Pictures excluded, reproduce exactly the lines below from the one with "Reproduce this chart with Plotly." through the one with "fig = go.Figure()", both included.

Supplied entries:
--

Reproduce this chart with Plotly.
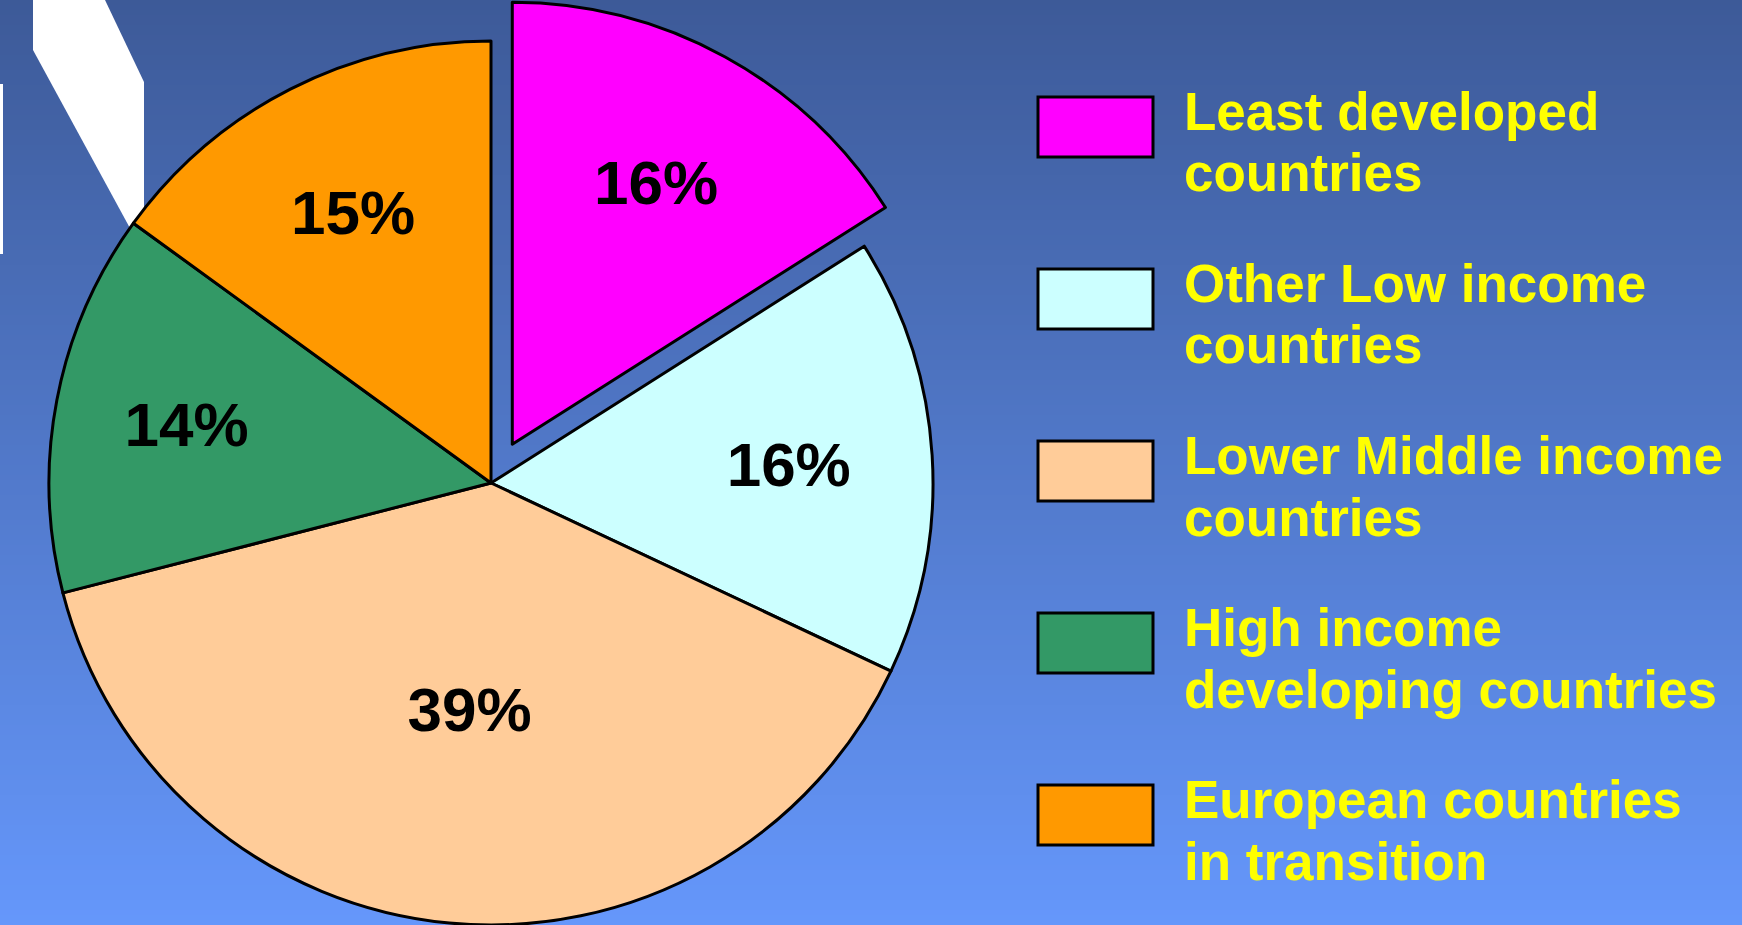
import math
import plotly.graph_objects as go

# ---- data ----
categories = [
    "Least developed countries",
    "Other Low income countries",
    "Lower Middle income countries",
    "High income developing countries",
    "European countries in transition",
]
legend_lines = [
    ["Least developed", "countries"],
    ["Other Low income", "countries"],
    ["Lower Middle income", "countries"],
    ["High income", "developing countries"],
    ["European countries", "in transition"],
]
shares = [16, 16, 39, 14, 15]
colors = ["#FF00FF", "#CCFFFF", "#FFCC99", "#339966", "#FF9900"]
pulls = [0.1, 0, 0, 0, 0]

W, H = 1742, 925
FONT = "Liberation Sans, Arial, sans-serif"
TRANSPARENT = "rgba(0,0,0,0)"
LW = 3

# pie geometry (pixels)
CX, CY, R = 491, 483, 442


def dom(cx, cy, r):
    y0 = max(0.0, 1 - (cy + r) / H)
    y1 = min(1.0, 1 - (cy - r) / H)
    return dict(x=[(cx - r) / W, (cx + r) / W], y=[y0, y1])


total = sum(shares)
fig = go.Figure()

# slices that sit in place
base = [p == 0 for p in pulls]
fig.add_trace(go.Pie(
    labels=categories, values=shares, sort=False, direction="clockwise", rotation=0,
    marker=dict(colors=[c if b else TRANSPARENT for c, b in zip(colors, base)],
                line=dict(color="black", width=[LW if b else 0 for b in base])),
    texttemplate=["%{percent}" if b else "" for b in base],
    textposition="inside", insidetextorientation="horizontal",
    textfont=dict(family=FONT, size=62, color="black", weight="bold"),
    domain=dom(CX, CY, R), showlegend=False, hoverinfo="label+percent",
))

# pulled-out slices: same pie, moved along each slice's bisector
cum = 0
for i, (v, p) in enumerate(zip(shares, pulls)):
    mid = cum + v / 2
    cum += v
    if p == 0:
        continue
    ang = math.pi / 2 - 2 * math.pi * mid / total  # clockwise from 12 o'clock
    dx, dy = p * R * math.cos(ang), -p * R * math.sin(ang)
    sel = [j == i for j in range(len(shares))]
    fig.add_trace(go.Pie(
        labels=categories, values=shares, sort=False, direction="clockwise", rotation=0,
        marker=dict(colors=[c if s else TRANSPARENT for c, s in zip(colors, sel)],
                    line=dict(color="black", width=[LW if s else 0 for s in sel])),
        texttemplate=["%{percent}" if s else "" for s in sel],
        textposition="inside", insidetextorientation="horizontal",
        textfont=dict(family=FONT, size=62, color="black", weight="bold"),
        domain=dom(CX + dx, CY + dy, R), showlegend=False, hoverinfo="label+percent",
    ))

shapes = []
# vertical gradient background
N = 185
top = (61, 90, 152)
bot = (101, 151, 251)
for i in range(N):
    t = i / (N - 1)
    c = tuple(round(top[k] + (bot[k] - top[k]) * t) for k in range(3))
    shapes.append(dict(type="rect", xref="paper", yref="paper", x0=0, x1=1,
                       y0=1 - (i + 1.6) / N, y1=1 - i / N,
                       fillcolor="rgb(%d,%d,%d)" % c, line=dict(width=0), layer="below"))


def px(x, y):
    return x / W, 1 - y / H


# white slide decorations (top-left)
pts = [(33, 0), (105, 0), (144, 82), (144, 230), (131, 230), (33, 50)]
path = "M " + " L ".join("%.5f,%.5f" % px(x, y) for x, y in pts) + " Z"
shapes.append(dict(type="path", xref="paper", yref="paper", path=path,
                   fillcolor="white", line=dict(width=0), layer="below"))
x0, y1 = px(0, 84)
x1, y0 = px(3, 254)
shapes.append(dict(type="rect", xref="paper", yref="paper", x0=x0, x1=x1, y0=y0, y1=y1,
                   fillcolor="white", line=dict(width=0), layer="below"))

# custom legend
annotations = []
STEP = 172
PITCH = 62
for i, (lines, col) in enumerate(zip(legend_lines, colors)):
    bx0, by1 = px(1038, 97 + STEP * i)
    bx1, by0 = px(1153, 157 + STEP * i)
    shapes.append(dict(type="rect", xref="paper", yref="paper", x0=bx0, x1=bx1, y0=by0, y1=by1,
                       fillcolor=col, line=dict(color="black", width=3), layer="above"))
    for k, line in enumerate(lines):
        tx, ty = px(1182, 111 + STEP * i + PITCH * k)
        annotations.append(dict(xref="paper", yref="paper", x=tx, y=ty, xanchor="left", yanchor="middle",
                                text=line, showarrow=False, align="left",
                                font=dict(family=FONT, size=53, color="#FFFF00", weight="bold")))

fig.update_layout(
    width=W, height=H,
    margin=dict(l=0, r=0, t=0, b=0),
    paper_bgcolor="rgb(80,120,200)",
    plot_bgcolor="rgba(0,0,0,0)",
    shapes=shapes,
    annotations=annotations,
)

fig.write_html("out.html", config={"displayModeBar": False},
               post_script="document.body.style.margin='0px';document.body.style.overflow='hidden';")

--

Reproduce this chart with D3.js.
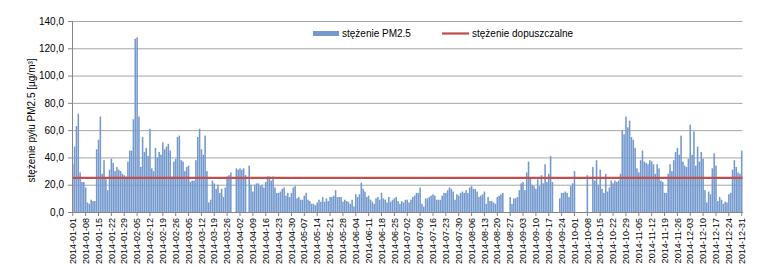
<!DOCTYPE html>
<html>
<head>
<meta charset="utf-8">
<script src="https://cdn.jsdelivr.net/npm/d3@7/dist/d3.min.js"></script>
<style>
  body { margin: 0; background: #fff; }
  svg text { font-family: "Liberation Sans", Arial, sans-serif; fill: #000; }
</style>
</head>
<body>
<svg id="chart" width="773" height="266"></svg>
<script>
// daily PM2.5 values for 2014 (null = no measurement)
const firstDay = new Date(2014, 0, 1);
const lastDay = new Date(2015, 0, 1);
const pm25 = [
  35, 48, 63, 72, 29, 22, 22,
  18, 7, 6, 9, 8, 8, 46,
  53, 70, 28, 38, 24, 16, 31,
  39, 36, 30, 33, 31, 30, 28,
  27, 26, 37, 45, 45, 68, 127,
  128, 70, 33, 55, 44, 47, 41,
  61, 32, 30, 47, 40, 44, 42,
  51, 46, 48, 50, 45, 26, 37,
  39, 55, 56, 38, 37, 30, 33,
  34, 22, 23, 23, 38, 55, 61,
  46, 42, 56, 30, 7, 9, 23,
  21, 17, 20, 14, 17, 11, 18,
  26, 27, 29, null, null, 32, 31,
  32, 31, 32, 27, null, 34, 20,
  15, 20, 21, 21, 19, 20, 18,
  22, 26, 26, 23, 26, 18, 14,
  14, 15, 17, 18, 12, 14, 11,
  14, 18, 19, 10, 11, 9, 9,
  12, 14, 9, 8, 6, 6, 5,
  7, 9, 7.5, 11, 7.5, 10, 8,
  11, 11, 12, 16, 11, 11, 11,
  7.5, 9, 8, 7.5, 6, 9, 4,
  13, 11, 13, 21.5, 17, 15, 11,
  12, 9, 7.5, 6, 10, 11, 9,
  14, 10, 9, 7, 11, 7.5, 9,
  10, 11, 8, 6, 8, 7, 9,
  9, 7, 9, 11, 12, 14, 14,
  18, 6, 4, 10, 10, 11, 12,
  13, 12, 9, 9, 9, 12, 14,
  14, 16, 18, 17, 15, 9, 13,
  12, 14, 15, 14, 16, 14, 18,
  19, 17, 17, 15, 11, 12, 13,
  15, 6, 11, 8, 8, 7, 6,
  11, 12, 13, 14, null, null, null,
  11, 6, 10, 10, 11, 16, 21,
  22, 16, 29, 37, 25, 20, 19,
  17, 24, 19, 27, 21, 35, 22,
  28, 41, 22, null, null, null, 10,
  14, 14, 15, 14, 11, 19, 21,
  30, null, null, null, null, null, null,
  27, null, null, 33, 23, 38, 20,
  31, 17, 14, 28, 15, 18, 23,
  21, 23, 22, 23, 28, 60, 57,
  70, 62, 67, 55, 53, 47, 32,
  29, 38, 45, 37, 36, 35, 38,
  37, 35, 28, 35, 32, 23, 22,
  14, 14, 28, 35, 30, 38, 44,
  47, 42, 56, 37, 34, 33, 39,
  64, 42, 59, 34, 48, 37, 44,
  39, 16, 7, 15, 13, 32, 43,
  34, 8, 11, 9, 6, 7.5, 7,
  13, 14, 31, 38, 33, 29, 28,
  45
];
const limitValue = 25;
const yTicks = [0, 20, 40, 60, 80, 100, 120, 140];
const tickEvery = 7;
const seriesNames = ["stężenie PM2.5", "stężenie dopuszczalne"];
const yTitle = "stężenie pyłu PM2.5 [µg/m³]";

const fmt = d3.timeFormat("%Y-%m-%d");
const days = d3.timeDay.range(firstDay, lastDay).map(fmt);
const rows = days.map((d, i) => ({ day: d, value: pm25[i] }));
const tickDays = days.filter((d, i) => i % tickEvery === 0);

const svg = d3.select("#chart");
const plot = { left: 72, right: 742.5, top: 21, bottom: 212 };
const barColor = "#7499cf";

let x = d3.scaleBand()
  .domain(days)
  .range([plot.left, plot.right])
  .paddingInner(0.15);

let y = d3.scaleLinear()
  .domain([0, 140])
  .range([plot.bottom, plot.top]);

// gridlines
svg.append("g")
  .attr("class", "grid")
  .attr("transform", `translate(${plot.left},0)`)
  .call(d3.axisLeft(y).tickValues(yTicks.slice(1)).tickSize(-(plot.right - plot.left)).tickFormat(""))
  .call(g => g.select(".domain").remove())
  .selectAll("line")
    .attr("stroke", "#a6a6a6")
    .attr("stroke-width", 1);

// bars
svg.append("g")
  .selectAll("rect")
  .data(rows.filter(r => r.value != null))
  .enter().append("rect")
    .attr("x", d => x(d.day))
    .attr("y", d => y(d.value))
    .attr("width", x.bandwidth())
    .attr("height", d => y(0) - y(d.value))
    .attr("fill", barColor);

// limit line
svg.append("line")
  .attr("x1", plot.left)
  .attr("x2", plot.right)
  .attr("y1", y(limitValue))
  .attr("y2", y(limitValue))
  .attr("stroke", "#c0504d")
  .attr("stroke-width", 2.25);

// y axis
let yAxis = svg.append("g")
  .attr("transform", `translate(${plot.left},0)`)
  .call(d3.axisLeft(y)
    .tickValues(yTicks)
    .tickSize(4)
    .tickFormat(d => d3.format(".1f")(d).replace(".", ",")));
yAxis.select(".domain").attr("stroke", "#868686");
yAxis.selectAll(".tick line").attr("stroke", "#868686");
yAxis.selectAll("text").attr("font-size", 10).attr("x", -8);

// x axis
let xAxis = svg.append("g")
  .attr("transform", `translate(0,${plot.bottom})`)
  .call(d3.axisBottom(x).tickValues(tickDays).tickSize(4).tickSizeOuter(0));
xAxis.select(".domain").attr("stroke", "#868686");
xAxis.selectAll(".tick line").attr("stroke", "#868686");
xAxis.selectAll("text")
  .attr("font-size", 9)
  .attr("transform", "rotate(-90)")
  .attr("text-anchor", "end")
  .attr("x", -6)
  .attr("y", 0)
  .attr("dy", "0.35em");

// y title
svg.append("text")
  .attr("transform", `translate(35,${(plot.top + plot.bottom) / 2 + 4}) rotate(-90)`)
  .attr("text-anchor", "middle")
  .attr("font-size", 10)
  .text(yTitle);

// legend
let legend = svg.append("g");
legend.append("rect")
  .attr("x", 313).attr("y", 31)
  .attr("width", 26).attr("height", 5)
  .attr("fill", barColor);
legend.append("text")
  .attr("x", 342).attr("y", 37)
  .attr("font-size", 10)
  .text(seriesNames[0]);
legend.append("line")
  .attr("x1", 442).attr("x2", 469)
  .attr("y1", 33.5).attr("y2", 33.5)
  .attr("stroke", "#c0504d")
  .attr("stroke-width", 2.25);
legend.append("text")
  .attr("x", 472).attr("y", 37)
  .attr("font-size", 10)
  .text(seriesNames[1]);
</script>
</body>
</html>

--

Exercise result:
Reproduce this chart with Plotly.
import math
import plotly.graph_objects as go

# ---- data ----
categories = [
    "Least developed countries",
    "Other Low income countries",
    "Lower Middle income countries",
    "High income developing countries",
    "European countries in transition",
]
legend_lines = [
    ["Least developed", "countries"],
    ["Other Low income", "countries"],
    ["Lower Middle income", "countries"],
    ["High income", "developing countries"],
    ["European countries", "in transition"],
]
shares = [16, 16, 39, 14, 15]
colors = ["#FF00FF", "#CCFFFF", "#FFCC99", "#339966", "#FF9900"]
pulls = [0.1, 0, 0, 0, 0]

W, H = 1742, 925
FONT = "Liberation Sans, Arial, sans-serif"
TRANSPARENT = "rgba(0,0,0,0)"
LW = 3

# pie geometry (pixels)
CX, CY, R = 491, 483, 442


def dom(cx, cy, r):
    y0 = max(0.0, 1 - (cy + r) / H)
    y1 = min(1.0, 1 - (cy - r) / H)
    return dict(x=[(cx - r) / W, (cx + r) / W], y=[y0, y1])


total = sum(shares)
fig = go.Figure()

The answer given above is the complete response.